I have been observing the skies though a telescope off and on since I was a boy in the 1970’s. During all of this time observing in various fields around Lorain County Ohio, I have battled wild pigs, arrogant horses, annoying mosquitoes and ignorant neighbors that are afraid of the dark and worship barn lights. There have also been numerous skunks that have passed right under my seat while I sat quietly observing, as well as the ornery O’possum that growled and chased me up on to the front lid of my car. It is an uncomfortable feeling when you know you are being watched by wild critters: knowing that while you can not see them, they can see you.
I have seen meteorite fireballs that have lit up half of the night sky. I have seen one of the two gigantic central cloud belts of Jupiter disappear. Mars is an interesting spectacle when it is nearest to us; as one can then see the polar caps clearly as well as planet-wide dust storms. The planet Neptune, while a challenge to see through that barlow lens on a small low power telescope, is a beautiful turquoise jewel to behold.

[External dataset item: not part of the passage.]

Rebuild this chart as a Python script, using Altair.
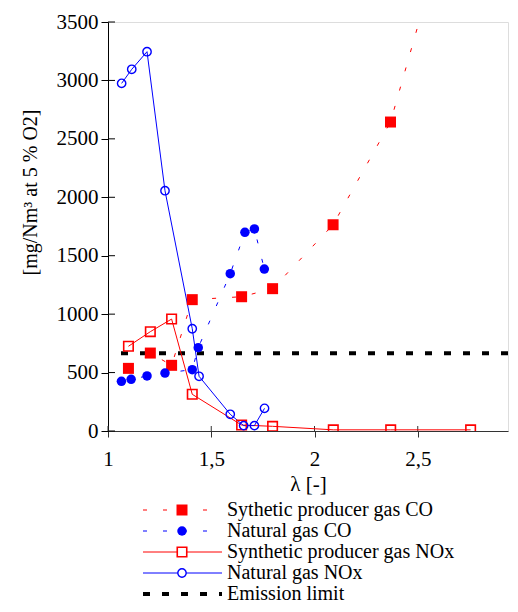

There are many tales of late-night equipment issues that all amateur astronomers have time to time; in which that telescope GoTo mount just will not behave and keep its tracking accuracy. Things have shorted out due to the late-night fog rolling in and soaking all of my equipment – causing an early retirement of the observing session.
One the the weirdest things that has been experienced is from the late 1970’s when I was sitting on my best friends front porch looking at the night sky, and a silent but bright object of a round shape floated across the sky. It was silent, but was glowing and dimming in a sequence as it transverses my field of vision and slowly disappeared over the woods.